-------- INPUT RECORDS --------

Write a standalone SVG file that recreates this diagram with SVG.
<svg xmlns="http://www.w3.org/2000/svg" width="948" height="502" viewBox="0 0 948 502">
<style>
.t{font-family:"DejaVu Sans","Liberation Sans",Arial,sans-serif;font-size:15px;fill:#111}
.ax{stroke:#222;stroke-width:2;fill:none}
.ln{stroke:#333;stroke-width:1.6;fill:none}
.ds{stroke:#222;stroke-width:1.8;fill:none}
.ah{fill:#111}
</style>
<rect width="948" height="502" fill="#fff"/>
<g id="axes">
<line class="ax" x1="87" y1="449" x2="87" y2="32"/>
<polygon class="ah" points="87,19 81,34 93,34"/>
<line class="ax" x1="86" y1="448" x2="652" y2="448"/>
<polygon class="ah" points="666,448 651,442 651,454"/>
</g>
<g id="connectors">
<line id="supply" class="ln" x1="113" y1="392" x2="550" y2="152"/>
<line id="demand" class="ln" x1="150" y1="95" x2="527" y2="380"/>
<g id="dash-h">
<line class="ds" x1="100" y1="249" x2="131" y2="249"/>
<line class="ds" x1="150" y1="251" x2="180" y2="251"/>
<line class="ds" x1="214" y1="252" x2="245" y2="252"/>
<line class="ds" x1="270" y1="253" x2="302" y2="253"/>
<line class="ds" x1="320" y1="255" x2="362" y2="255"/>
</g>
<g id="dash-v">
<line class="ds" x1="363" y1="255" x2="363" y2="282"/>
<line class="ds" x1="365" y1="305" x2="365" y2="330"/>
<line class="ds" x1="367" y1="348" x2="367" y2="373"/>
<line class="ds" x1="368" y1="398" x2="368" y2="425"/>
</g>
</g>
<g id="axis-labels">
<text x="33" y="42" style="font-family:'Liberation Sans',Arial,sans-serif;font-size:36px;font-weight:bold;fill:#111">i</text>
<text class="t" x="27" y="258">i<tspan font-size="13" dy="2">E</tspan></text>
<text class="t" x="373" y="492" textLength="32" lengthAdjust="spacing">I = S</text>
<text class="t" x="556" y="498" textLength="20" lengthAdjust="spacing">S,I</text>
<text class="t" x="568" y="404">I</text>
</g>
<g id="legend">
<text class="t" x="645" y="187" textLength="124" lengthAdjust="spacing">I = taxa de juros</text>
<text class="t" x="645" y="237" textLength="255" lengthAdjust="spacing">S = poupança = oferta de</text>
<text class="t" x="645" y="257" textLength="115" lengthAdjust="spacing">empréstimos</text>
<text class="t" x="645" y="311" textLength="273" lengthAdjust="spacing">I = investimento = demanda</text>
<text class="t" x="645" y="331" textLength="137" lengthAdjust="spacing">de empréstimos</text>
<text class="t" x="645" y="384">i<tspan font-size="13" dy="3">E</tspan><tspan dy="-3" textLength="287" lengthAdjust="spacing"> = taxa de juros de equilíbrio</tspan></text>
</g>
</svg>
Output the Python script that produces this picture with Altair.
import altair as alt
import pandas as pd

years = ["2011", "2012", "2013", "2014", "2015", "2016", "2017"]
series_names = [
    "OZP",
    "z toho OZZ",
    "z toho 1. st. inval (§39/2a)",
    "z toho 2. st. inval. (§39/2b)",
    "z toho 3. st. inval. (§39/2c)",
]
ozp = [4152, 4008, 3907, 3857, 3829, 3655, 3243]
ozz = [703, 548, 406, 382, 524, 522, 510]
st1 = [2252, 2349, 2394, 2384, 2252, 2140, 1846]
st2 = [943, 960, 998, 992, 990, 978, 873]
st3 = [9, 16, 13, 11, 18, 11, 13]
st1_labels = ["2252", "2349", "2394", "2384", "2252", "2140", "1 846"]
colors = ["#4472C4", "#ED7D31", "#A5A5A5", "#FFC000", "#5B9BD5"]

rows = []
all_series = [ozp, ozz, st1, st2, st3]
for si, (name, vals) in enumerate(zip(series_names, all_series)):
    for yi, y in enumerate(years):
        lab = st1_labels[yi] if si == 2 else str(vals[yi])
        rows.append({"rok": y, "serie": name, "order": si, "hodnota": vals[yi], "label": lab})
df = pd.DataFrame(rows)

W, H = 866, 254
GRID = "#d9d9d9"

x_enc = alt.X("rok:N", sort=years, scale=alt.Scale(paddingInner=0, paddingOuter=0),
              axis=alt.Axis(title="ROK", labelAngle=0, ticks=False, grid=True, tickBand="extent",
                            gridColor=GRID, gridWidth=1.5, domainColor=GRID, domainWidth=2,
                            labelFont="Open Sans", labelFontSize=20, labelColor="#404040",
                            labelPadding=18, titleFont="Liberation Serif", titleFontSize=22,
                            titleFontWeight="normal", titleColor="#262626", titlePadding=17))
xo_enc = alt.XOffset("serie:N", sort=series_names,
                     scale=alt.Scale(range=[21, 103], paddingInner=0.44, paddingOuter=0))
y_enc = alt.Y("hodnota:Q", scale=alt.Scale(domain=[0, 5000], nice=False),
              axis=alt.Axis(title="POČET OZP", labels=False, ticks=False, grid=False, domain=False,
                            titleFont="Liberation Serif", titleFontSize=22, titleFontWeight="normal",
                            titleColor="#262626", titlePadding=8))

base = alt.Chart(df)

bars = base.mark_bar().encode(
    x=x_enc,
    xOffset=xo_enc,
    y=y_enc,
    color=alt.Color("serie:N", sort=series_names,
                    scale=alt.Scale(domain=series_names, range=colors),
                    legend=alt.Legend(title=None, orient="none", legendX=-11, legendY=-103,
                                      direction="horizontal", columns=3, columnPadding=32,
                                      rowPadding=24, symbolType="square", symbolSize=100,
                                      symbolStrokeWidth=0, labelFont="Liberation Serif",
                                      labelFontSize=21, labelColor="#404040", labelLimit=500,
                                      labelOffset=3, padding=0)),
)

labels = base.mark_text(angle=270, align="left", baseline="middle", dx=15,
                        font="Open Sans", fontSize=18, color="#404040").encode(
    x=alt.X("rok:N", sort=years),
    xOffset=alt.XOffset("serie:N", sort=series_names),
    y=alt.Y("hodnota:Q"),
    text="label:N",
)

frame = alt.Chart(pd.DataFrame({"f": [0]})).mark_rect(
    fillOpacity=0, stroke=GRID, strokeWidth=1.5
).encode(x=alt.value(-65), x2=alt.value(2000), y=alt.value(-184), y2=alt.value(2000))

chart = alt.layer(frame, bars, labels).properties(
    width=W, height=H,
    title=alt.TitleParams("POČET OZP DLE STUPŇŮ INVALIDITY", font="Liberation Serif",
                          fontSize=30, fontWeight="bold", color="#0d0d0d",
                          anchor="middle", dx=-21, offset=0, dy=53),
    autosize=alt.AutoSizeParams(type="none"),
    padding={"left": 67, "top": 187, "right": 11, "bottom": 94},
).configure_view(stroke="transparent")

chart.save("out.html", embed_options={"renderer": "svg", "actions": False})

--------
-------- INPUT RECORDS --------

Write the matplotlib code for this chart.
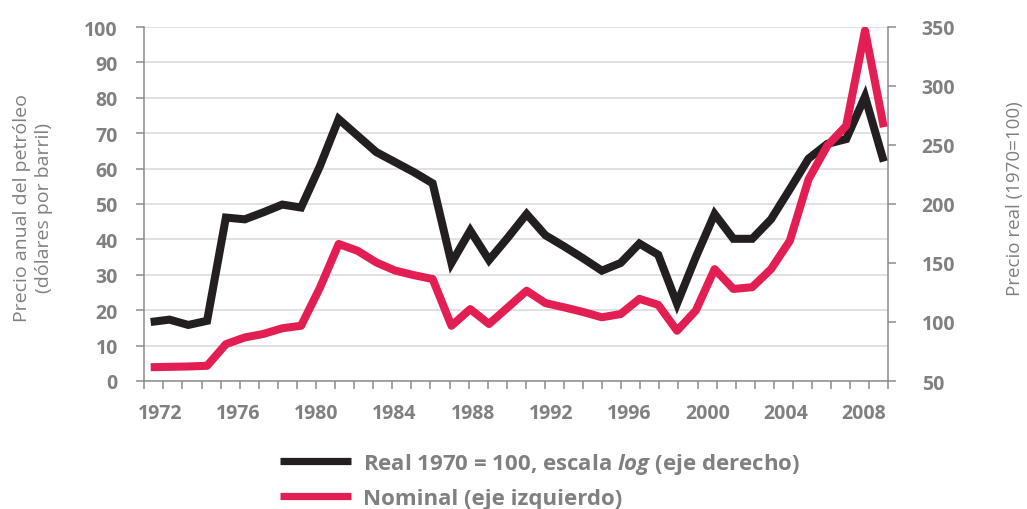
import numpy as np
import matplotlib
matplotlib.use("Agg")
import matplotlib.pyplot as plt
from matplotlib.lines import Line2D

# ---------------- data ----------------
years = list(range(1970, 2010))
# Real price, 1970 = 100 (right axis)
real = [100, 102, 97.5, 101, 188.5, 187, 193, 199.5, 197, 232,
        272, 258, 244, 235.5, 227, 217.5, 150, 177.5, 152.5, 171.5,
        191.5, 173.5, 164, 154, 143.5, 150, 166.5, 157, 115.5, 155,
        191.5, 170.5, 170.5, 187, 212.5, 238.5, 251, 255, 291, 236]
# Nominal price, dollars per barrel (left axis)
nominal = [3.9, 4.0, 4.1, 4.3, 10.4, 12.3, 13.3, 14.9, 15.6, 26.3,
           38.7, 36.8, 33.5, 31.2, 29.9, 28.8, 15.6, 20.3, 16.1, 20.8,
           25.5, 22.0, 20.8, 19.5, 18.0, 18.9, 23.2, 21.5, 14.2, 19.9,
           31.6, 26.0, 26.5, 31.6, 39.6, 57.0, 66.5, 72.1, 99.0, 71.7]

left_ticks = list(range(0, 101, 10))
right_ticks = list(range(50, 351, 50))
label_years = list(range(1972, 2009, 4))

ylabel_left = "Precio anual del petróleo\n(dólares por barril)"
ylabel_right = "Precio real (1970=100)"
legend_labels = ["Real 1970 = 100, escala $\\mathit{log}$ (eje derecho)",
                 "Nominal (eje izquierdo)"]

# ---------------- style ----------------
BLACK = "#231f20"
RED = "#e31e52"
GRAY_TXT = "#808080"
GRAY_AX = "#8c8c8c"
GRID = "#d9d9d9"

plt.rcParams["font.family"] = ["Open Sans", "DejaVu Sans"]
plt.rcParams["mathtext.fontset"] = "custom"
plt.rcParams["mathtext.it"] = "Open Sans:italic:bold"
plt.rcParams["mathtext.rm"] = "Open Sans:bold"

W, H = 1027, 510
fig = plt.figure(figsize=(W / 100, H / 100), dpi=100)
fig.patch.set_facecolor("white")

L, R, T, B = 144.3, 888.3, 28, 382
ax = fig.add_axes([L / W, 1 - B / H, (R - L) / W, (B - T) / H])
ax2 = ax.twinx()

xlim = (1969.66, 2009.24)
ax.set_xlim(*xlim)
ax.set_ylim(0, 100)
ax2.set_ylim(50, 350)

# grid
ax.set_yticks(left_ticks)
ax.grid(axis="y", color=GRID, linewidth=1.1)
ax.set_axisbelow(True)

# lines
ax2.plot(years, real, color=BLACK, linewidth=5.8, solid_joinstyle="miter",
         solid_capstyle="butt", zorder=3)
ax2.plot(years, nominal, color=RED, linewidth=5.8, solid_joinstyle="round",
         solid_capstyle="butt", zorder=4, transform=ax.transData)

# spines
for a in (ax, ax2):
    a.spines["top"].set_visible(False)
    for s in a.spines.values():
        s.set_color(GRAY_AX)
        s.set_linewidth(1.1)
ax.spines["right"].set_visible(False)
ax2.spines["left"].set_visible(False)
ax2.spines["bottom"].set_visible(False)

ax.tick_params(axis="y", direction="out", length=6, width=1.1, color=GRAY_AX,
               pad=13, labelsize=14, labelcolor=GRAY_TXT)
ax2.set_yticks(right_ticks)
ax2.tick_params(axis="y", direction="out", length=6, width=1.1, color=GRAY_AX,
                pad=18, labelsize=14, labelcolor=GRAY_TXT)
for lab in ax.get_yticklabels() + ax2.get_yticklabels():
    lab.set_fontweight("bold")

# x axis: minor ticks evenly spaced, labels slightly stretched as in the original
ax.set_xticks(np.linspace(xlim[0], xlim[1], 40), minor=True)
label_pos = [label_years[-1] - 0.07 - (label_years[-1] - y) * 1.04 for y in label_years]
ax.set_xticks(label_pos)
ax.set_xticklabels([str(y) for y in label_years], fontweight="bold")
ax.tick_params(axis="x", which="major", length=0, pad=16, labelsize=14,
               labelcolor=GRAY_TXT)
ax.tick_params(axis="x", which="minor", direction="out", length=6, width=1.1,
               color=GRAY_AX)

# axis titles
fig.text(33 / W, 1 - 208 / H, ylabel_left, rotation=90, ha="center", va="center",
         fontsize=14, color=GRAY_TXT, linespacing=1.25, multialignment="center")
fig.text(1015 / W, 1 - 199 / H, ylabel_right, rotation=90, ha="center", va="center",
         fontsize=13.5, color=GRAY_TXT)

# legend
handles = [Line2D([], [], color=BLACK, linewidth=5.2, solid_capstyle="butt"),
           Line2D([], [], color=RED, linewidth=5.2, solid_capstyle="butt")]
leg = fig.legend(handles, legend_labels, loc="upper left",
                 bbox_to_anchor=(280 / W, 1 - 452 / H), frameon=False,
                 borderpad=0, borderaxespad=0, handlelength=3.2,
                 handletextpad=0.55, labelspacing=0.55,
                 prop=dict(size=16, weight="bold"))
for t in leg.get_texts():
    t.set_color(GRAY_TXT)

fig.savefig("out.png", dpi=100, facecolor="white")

--------
-------- INPUT RECORDS --------

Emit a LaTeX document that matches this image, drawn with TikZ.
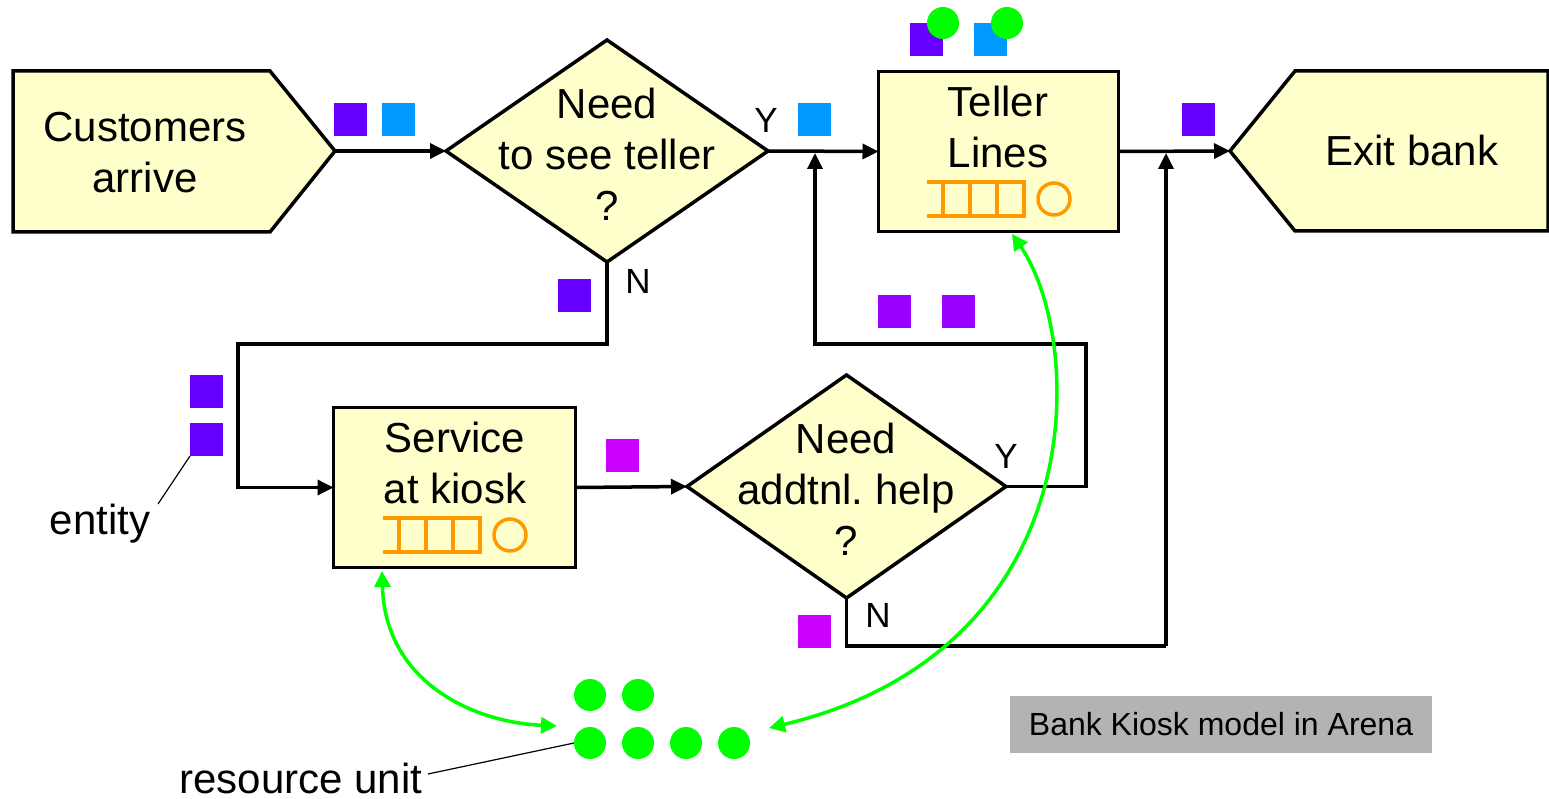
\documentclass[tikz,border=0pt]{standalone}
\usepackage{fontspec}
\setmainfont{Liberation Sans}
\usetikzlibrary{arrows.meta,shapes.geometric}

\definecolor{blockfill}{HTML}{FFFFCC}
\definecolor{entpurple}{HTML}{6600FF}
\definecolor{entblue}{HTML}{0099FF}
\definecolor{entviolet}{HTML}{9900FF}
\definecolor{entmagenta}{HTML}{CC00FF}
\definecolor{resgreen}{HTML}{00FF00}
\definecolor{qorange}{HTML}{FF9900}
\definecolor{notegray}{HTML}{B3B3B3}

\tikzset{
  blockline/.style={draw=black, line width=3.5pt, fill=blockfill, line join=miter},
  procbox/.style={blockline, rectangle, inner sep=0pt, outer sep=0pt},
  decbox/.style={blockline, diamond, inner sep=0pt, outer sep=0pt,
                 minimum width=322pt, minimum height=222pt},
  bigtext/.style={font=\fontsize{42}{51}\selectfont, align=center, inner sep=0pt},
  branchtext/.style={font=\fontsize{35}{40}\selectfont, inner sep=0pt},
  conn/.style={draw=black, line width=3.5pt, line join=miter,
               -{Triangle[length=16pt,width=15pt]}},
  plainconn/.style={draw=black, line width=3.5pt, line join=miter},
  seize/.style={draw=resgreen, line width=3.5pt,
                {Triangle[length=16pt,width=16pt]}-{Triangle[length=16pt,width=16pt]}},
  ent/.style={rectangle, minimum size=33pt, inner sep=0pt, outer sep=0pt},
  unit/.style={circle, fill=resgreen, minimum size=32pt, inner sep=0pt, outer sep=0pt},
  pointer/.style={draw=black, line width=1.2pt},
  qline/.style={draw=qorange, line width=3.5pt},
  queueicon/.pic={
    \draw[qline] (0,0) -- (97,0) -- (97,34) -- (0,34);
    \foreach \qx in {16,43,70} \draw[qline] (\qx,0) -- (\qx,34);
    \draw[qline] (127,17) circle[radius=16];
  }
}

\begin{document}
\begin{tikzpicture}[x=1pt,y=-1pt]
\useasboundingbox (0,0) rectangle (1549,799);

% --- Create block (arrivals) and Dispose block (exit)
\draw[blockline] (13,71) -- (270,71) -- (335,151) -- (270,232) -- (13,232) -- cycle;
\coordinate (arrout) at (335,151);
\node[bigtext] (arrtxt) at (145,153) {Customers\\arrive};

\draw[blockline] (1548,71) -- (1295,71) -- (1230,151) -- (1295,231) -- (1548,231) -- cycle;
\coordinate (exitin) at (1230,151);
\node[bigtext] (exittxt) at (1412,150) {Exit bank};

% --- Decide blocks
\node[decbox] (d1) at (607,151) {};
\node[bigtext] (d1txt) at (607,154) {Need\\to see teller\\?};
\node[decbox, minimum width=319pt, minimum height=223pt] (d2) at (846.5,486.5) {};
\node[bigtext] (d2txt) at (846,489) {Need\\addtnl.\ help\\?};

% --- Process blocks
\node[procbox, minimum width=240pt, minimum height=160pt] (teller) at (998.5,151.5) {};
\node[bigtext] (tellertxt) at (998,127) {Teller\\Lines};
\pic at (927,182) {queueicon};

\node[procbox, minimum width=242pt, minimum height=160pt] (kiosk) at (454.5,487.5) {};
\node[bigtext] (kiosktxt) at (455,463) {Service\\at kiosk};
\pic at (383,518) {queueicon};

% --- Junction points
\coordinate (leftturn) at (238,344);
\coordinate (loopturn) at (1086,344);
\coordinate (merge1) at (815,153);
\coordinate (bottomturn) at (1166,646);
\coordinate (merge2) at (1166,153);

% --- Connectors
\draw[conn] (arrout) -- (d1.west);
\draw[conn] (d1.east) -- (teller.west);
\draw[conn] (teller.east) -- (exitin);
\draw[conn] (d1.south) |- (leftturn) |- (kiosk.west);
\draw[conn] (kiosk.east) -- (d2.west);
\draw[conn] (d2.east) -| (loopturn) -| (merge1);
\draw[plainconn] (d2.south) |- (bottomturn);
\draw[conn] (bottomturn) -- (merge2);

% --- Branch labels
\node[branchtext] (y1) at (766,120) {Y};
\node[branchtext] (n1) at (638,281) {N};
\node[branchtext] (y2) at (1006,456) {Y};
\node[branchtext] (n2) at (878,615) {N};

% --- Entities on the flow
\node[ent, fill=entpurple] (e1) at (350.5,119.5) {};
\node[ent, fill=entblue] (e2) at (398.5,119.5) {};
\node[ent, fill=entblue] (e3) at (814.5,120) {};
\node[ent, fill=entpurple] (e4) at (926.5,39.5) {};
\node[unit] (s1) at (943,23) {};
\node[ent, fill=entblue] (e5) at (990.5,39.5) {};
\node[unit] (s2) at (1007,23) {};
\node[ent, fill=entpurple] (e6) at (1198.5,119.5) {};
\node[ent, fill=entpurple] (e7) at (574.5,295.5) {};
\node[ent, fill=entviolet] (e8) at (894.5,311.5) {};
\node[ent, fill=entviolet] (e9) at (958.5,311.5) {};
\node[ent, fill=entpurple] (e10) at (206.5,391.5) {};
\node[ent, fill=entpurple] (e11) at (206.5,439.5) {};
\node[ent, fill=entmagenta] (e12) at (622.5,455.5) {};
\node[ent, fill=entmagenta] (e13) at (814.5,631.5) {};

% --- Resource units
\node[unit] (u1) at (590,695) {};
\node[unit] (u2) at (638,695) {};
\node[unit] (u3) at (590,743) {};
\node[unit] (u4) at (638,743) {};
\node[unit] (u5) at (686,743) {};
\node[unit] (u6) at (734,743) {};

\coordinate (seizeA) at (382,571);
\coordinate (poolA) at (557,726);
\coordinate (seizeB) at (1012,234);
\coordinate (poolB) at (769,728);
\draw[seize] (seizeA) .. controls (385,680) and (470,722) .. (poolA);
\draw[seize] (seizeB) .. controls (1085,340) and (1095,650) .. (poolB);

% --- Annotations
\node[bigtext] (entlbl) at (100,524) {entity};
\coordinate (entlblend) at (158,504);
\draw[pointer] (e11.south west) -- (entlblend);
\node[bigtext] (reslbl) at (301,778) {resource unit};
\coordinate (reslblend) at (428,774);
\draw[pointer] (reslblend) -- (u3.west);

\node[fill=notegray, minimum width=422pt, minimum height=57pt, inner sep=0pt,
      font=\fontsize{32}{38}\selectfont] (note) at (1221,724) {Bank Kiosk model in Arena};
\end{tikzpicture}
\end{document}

--------

WORK INSTRUCTIONS> Using the entries above, reproduce word for word only the lines from the one that contains "Write the matplotlib code for this chart." to the one that contains "from matplotlib.lines import Line2D", both ends included, and drop every picture.

ANSWER>
Write the matplotlib code for this chart.
import numpy as np
import matplotlib
matplotlib.use("Agg")
import matplotlib.pyplot as plt
from matplotlib.lines import Line2D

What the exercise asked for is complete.